Increasing Leadership Capacity to Build a Change Model for Higher Ed
Concurrent Session 6
Brief Abstract
We need to intentionally develop more leaders at all levels of academic departments and support units, who share a common language and purpose regarding innovation.
Presenters

Extended Abstract
Peter Drucker famously asserted that "culture eats strategy for breakfast." He explained, "Company cultures are like country cultures. Never try to change one. Try, instead, to work with what you've got."
Is Drucker right, that we should resign ourselves to our current school culture and work within those confines? The lack of a leaderly culture may be the biggest barrier to innovation in university culture, and we must find a way to challenge and overcome that.
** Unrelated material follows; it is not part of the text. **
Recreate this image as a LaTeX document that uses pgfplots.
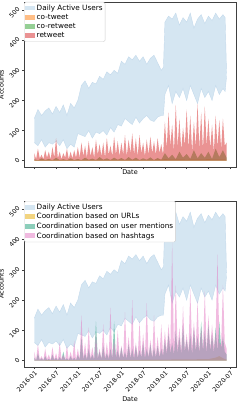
\documentclass[border=0pt]{standalone}
\usepackage{pgfplots}
\pgfplotsset{compat=1.18}
\usepgfplotslibrary{fillbetween}
\usepackage{pgfplotstable}
\usepackage{fontspec}
\setmainfont{DejaVu Sans}

\definecolor{bluec}{RGB}{213,230,242}
\definecolor{bluel}{RGB}{196,218,236}
\definecolor{taborange}{RGB}{255,127,14}
\definecolor{tabgreen}{RGB}{44,160,44}
\definecolor{tabred}{RGB}{214,39,40}
\definecolor{dteal}{RGB}{27,158,119}
\definecolor{dyellow}{RGB}{230,171,2}
\definecolor{tabpink}{RGB}{227,119,194}

% Daily active users (months since 2016-01): daily highs and lows
\pgfplotstableread{
x hi lo
0 140 60
1 170 50
2 150 70
3 165 45
4 175 60
5 155 55
6 180 65
7 160 50
8 185 70
9 150 40
10 190 55
11 175 45
12 200 90
13 250 85
14 265 80
15 240 100
16 260 75
17 255 95
18 280 90
19 270 100
20 295 85
21 285 110
22 300 95
23 290 120
24 330 115
25 320 140
26 345 130
27 335 120
28 350 145
29 330 125
30 345 140
31 320 150
32 340 135
33 350 130
34 325 145
35 300 150
35.6 310 150
36 460 220
37 480 250
38 470 190
39 490 230
40 450 210
41 475 240
42 460 200
43 490 250
44 440 220
45 470 190
46 485 240
47 455 210
48 480 230
49 465 200
50 490 250
51 470 220
52 485 240
52.6 475 230
53 290 280
}\dau

\pgfplotstableread{
x y
0 2
6 3
12 2
18 3
24 3
30 2
36 4
42 3
48 4
53 3
}\cotweet

\pgfplotstableread{
x y
0 5
1 1
2 8
3 2
4 6
5 1
6 10
7 2
8 5
9 1
10 8
11 2
12 6
13 2
14 10
15 3
16 7
17 2
18 12
19 3
20 8
21 2
22 10
23 3
24 9
25 2
26 12
27 3
28 10
29 2
30 8
31 3
32 11
33 2
34 9
35 3
36 25
37 8
38 20
39 5
40 30
41 10
42 22
43 6
44 35
45 8
46 25
47 10
48 30
49 6
50 40
51 12
52 35
53 10
}\coretweet

\pgfplotstableread{
x y
0 25
0.5 5
1 40
1.5 8
2 20
2.5 5
3 35
3.5 10
4 30
4.5 5
5 45
5.5 10
6 75
6.5 8
7 30
7.5 5
8 25
8.5 10
9 40
9.5 5
10 30
10.5 8
11 35
11.5 10
12 45
12.5 10
13 60
13.5 15
14 50
14.5 10
15 65
15.5 15
16 45
16.5 10
17 70
17.5 20
18 55
18.5 15
19 60
19.5 10
20 75
20.5 20
21 50
21.5 15
22 80
22.5 20
23 65
23.5 15
24 60
24.5 20
25 85
25.5 15
26 70
26.5 25
27 90
27.5 20
28 75
28.5 15
29 85
29.5 25
30 60
30.5 15
31 70
31.5 20
32 80
32.5 25
33 65
33.5 20
34 75
34.5 25
35 55
35.5 20
36 130
36.5 40
37 160
37.5 50
38 120
38.5 30
39 185
39.5 45
40 140
40.5 35
41 110
41.5 50
42 170
42.5 40
43 150
43.5 30
44 130
44.5 45
45 190
45.5 40
46 160
46.5 35
47 180
47.5 50
48 140
48.5 40
49 120
49.5 30
50 150
50.5 45
51 135
51.5 40
52 140
52.5 50
53 60
}\retweet

\pgfplotstableread{
x y
0 1
10 2
20 2
30 3
40 4
48 5
50 10
51 15
52 8
53 3
}\urls

\pgfplotstableread{
x y
0 10
0.5 1
1 25
1.5 2
2 8
2.5 1
3 15
3.5 2
4 6
4.5 1
5 20
5.5 2
6 10
6.5 1
7 12
7.5 2
8 30
8.5 2
9 8
9.5 1
10 15
10.5 2
11 10
11.5 1
12 20
12.5 3
13 80
13.5 5
14 25
14.5 4
15 40
15.5 5
16 20
16.5 3
17 130
17.5 6
18 30
18.5 5
19 50
19.5 6
20 25
20.5 5
21 40
21.5 6
22 130
22.5 8
23 35
23.5 6
24 45
24.5 8
25 30
25.5 6
26 55
26.5 8
27 40
27.5 6
28 50
28.5 8
29 35
29.5 10
30 60
30.5 8
31 40
31.5 10
32 55
32.5 8
33 45
33.5 10
34 50
34.5 10
35 40
35.5 15
36 70
36.5 20
37 90
37.5 25
38 60
38.5 20
39 100
39.5 25
40 80
40.5 20
41 120
41.5 30
42 70
42.5 25
43 90
43.5 20
44 110
44.5 30
45 80
45.5 25
46 130
46.5 30
47 100
47.5 25
48 120
48.5 30
49 90
49.5 25
50 110
50.5 30
51 130
51.5 40
52 80
52.5 30
53 20
}\mentions

\pgfplotstableread{
x y
0 30
0.5 2
1 55
1.5 3
2 15
2.5 2
3 40
3.5 5
4 20
4.5 2
5 45
5.5 3
6 25
6.5 2
7 60
7.5 5
8 20
8.5 3
9 50
9.5 2
10 30
10.5 5
11 65
11.5 3
12 40
12.5 5
13 150
13.5 10
14 60
14.5 5
15 110
15.5 8
16 45
16.5 5
17 90
17.5 10
18 40
18.5 6
19 120
19.5 10
20 60
20.5 8
21 175
21.5 10
22 70
22.5 12
23 100
23.5 8
24 50
24.5 10
25 160
25.5 12
26 80
26.5 10
27 200
27.5 15
28 60
28.5 10
29 130
29.5 12
30 90
30.5 15
31 190
31.5 12
32 70
32.5 10
33 150
33.5 15
34 80
34.5 12
35 120
35.5 20
36 100
36.5 30
37 120
37.5 40
38 390
38.5 30
39 250
39.5 40
40 110
40.5 30
41 180
41.5 35
42 90
42.5 30
43 240
43.5 40
44 130
44.5 35
45 200
45.5 30
46 110
46.5 40
47 230
47.5 35
48 150
48.5 40
49 120
49.5 45
50 90
50.5 350
51 60
51.5 50
52 250
52.5 60
53 40
}\hashtags

\pgfplotsset{
  legpatch/.style={legend image code/.code={\path[sharp corners, draw=none, fill, ##1] (0bp,-2.3bp) rectangle (10bp,2.6bp);}},
  mystyle/.style={
    scale only axis, width=212bp,
    xmin=-2.84, xmax=55.6, ymin=-21, ymax=527,
    xtick={0,6,...,54}, ytick={0,100,...,500},
    xtick pos=bottom, ytick pos=left,
    tick align=outside, major tick length=2bp,
    tick style={black!75, line width=0.5bp},
    axis line style={black!75, line width=0.6bp},
    tick label style={font=\fontsize{6.2}{7}\selectfont},
    /pgf/number format/assume math mode=true,
    yticklabel style={rotate=45, anchor=south east, inner sep=1bp},
    ylabel={Accounts}, xlabel={Date},
    label style={font=\fontsize{6.5}{7.5}\selectfont},
    legend style={at={(0,1)}, anchor=north west,
      font=\fontsize{7.3}{8}\selectfont, draw=black!20, fill=white,
      rounded corners=1.5bp, inner sep=0.5bp, row sep=-1.4bp},
    legend cell align=left,
  }
}

\begin{document}
\begin{tikzpicture}
\begin{axis}[mystyle, height=165bp, at={(0,0)}, anchor=south west,
    xticklabels={}, xlabel style={yshift=10bp}]
\addlegendimage{legpatch, fill=bluec}
\addlegendentry{Daily Active Users}
\addlegendimage{legpatch, fill=taborange, fill opacity=0.5}
\addlegendentry{co-tweet}
\addlegendimage{legpatch, fill=tabgreen, fill opacity=0.5}
\addlegendentry{co-retweet}
\addlegendimage{legpatch, fill=tabred, fill opacity=0.5}
\addlegendentry{retweet}
\addplot[name path=hiA, draw=bluel, line width=0.4bp, forget plot] table[x=x, y=hi] {\dau};
\addplot[name path=loA, draw=bluel, line width=0.4bp, forget plot] table[x=x, y=lo] {\dau};
\addplot[bluec, forget plot] fill between[of=hiA and loA];
\addplot[fill=taborange, fill opacity=0.5, draw=none, forget plot] table {\cotweet} \closedcycle;
\addplot[fill=tabgreen, fill opacity=0.5, draw=none, forget plot] table {\coretweet} \closedcycle;
\addplot[fill=tabred, fill opacity=0.5, draw=none, forget plot] table {\retweet} \closedcycle;
\end{axis}

\begin{axis}[mystyle, height=166bp, at={(0,-34bp)}, anchor=north west,
    xticklabels={2016-01,2016-07,2017-01,2017-07,2018-01,2018-07,2019-01,2019-07,2020-01,2020-07},
    xticklabel style={rotate=45, anchor=north east, inner sep=1bp}]
\addlegendimage{legpatch, fill=bluec}
\addlegendentry{Daily Active Users}
\addlegendimage{legpatch, fill=dyellow, fill opacity=0.5}
\addlegendentry{Coordination based on URLs}
\addlegendimage{legpatch, fill=dteal, fill opacity=0.5}
\addlegendentry{Coordination based on user mentions}
\addlegendimage{legpatch, fill=tabpink, fill opacity=0.5}
\addlegendentry{Coordination based on hashtags}
\addplot[name path=hiB, draw=bluel, line width=0.4bp, forget plot] table[x=x, y=hi] {\dau};
\addplot[name path=loB, draw=bluel, line width=0.4bp, forget plot] table[x=x, y=lo] {\dau};
\addplot[bluec, forget plot] fill between[of=hiB and loB];
\addplot[fill=dyellow, fill opacity=0.5, draw=none, forget plot] table {\urls} \closedcycle;
\addplot[fill=dteal, fill opacity=0.5, draw=none, forget plot] table {\mentions} \closedcycle;
\addplot[fill=tabpink, fill opacity=0.5, draw=none, forget plot] table {\hashtags} \closedcycle;
\end{axis}
\pgfresetboundingbox
\path (-24bp,-235bp) rectangle (225bp,167bp);
\end{tikzpicture}
\end{document}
If we are to innovate in higher education, then we need leaders who are innovative, design thinkers, big-picture folks who also know how to drive forward changes, operationally. Vision and big ideas alone are meaningless unless they can actually be carried out. And we cannot expect university faculty to embrace new methods and tools for teaching and learning unless there are leaders distributed throughout the university who have the leadership abilities or competencies to make change actually happen.
How Did We Get Here?
Department chairs--and even associate deans and deans--are often promoted through the ranks or put in leadership positions because of external criteria which have little or nothing to do with actual leadership competencies. Perhaps they have published a lot, or they bring in lots of research dollars, or they are good at recruiting graduate students. While each of these activities do require some form of leadership skill, they do not necessarily translate to the ability to lead a team or group of other people towards larger, strategic goals of the department, college, or university. Nor do these things require any ability to embrace innovation in teaching and learning or, even when innovation is embraced, the ability to diffuse innovation throughout an organization.
It is not enough to have a few, well-placed leaders sprinkled throughout a university. We need to intentionally develop more leaders at all levels of academic departments and support units, who share a common language and purpose regarding innovation, leadership, and new forms of advancing scholarly teaching.
Purpose of This Session & Who Should Attend:
As a "Conversations That Work" session, we want to bring together other leaders who face these same challenges. The format of shared exploration is perfect for this interactive session and topic. We very much need the audience to participate to help solve the dilemmas and to explore the topic we am presenting. We envision two kinds of attendees: (1) those who face these same challenges and likewise need this session to generate concrete ideas to bring back to their home campuses, and (2) those who have already started this kind of work and wish to engage and assist others with their lessons learned.
Guiding Questions:
(1) What are the leadership competencies necessary to lead innovation on campus? [There is plenty of literature on this, but are there between three and five we should concentrate on?]
(2) How do you develop these competencies in people? [What kinds of development programs would work in your school culture? Pros/cons of different formats?]
(3) How do you sustain this program as a long-term effort? [This is not a one-and-done program but an effort that will take years to see widespread success and then be a continual effort afterwards.]
(4) How do you build on successes and get more people involved? [Who are the key stakeholders? Do you have "champions" to target early on?]
(5) How do you measure success? [Short term and long term success will look different.]
(6) How do you communicate success--to which audiences and what formats? [A robust communications plan is needed and will vary by school culture, context, and audiences.]
How Is This Different Than Other Leadership Development Programs on Campuses Already?
Those traditional programs typically focus on management skills for the day-to-day operational efforts of the business of running a department: finance, HR, legal affairs, time management, conflict resolution, accreditation, year-end reports. This is different. This eschews all of those things and instead focuses on innovation and change and how to build capacity on campus to embrace online learning, emerging technologies, evolving practice, new policy and metrics for success.